There are two definitions for a recession. One is formal and set by the NBER and the other is an informal approach. The informal definition states that a recession is two consecutive quarters of negative GDP growth. The more formal approach is based on watching four economic series as well as the GDP series.
The NBER committee places particular emphasis on two monthly measures of activity across the entire economy: (1) personal income less transfer payments, in real terms and (2) employment. In addition, the committee refers to two indicators with coverage primarily of manufacturing and goods: (3) industrial production and (4) the volume of sales of the manufacturing and wholesale-retail sectors adjusted for price changes.

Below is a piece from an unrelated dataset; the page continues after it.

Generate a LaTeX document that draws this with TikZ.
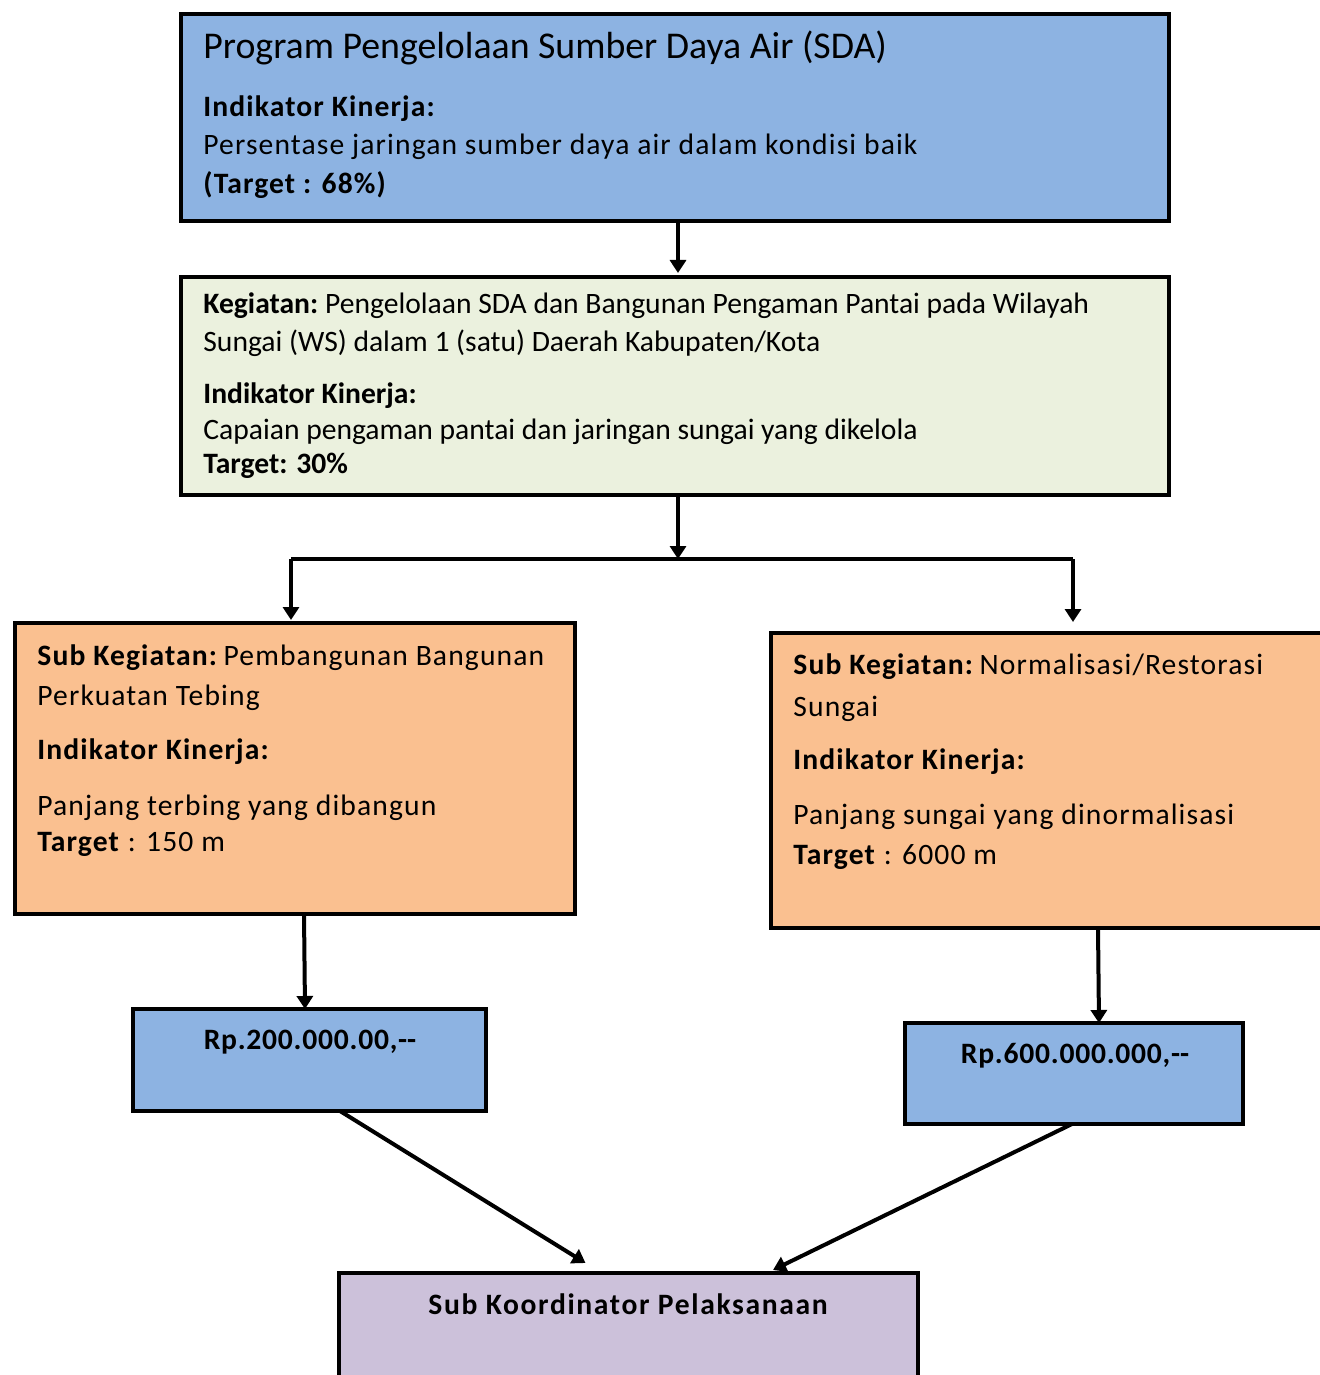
\documentclass[tikz,border=0pt]{standalone}
\usepackage{fontspec}
\setmainfont{Carlito}
\usetikzlibrary{arrows.meta}
\definecolor{cblue}{HTML}{8DB3E2}
\definecolor{cgreen}{HTML}{EBF1DE}
\definecolor{corange}{HTML}{FAC090}
\definecolor{cpurple}{HTML}{CCC1DA}
\newcommand{\bodyfont}{\fontsize{14.8}{17}\selectfont}
\begin{document}
\begin{tikzpicture}[x=0.5pt,y=-0.5pt,
  box/.style={draw=black,line width=2pt,rectangle,inner sep=0pt,outer sep=0pt,anchor=north west},
  txt/.style={anchor=base west,inner sep=0pt,font=\bodyfont},
  stxt/.style={anchor=base west,inner sep=0pt,font=\bodyfont\addfontfeatures{LetterSpace=3.8}},
  mtxt/.style={anchor=base,inner sep=0pt,font=\bodyfont\bfseries\addfontfeatures{LetterSpace=2.5}},
  ktxt/.style={anchor=base,inner sep=0pt,font=\bodyfont\bfseries\addfontfeatures{LetterSpace=5.5}},
  ttl/.style={anchor=base west,inner sep=0pt,font=\fontsize{18.9}{21}\selectfont},
  arr/.style={line width=2pt,-{Triangle[width=8pt,length=6.5pt]}},
  ln/.style={line width=2pt}]
\useasboundingbox (0,0) rectangle (1319,1375);
% boxes
\node[box,fill=cblue,minimum width=494pt,minimum height=103.5pt] (prog) at (181,14) {};
\node[box,fill=cgreen,minimum width=494pt,minimum height=109pt] (keg) at (181,277) {};
\node[box,fill=corange,minimum width=280pt,minimum height=145.5pt] (subL) at (15,623) {};
\node[box,fill=corange,minimum width=279.5pt,minimum height=147.5pt] (subR) at (771,633) {};
\node[box,fill=cblue,minimum width=176.5pt,minimum height=51pt] (rpL) at (133,1009) {};
\node[box,fill=cblue,minimum width=169pt,minimum height=50.5pt] (rpR) at (905,1023) {};
\node[box,fill=cpurple,minimum width=289.5pt,minimum height=58.5pt] (koor) at (339,1273) {};
% texts top
\node[ttl] (t1) at (203,59) {Program Pengelolaan Sumber Daya Air (SDA)};
\node[stxt] (t2) at (203,117) {\textbf{Indikator Kinerja:}};
\node[stxt] (t3) at (203,155) {Persentase jaringan sumber daya air dalam kondisi baik};
\node[stxt] (t4) at (203,194) {\textbf{(Target : 68\%)}};
% texts second
\node[txt] (k1) at (203,314) {\textbf{Kegiatan:}\kern-1pt{} Pengelolaan SDA dan Bangunan Pengaman Pantai pada Wilayah};
\node[txt] (k2) at (203,351) {Sungai (WS) dalam 1 (satu) Daerah Kabupaten/Kota};
\node[txt] (k3) at (203,403) {\textbf{Indikator Kinerja:}};
\node[txt] (k4) at (203,439) {Capaian pengaman pantai dan jaringan sungai yang dikelola};
\node[txt] (k5) at (203,473) {\textbf{Target: 30\%}};
% left orange
\node[stxt] (l1) at (37,665) {\textbf{Sub Kegiatan:}\kern-2.5pt{} Pembangunan Bangunan};
\node[stxt] (l2) at (37,705) {Perkuatan Tebing};
\node[stxt] (l3) at (37,759) {\textbf{Indikator Kinerja:}};
\node[stxt] (l4) at (37,815) {Panjang terbing yang dibangun};
\node[stxt] (l5) at (37,851) {\textbf{Target} : 150 m};
% right orange
\node[stxt] (r1) at (793,674) {\textbf{Sub Kegiatan:}\kern-2.5pt{} Normalisasi/Restorasi};
\node[stxt] (r2) at (793,716) {Sungai};
\node[stxt] (r3) at (793,769) {\textbf{Indikator Kinerja:}};
\node[stxt] (r4) at (793,824) {Panjang sungai yang dinormalisasi};
\node[stxt] (r5) at (793,864) {\textbf{Target} : 6000 m};
% money
\node[mtxt] (m1) at (310,1049) {Rp.200.000.00,-\kern0pt-};
\node[mtxt] (m2) at (1075,1063) {Rp.600.000.000,-\kern0pt-};
\node[ktxt] (kt) at (628,1314) {Sub Koordinator Pelaksanaan};
% connectors
\coordinate (jn) at (678,559);
\coordinate (hl) at (291,559);
\coordinate (hr) at (1073,559);
\draw[arr] ([xshift=1.5pt]prog.south) -- ([xshift=1.5pt,yshift=2pt]keg.north);
\draw[arr] ([xshift=1.5pt]keg.south) -- (jn);
\draw[ln] (hl) -- (hr);
\draw[arr] (hl) -- ([yshift=1.5pt]hl |- subL.north);
\draw[arr] (hr) -- ([yshift=5.5pt]hr |- subR.north);
\draw[arr] ([xshift=4.5pt]subL.south) -- ([xshift=-2.25pt]rpL.north);
\draw[arr] ([xshift=23.75pt]subR.south) -- ([xshift=12.5pt]rpR.north);
\draw[arr] ([xshift=15.25pt]rpL.south) -- ([xshift=-21.5pt,yshift=5pt]koor.north);
\draw[arr] ([xshift=-1pt]rpR.south) -- ([xshift=72.25pt,yshift=1.5pt]koor.north);
\end{tikzpicture}
\end{document}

Personnel income peaked in September of last year without counting transfer payments. On a real basis personnel income is still above 3% assuming an inflation rate of 2.5%. Transfer payments have changed by 1.25 percent over the last year so personnel income would still be positive albeit below the long-term growth trend of 3%.
The unemployment rate has moved up from the lows of 4.5 percent at the beginning of 2007 to the current levels of 4.9 percent. This change is not near the levels for the last recession but is clearly trending up.
Industrial production is above its lows but only reaching 2% on a nominal basis.
Retail sales have hovered around 4% on a nominal basis so sales are below the long-term trend on a real basis.
Looking at either the formal or informal numbers tells us that we are still not at the point of being in a recession; however, the markets seem to focus on the probability estimates for a recession and that is telling s slightly different story. Using the probability models, the chance of a recession on a forward basis is in some cases over 50%.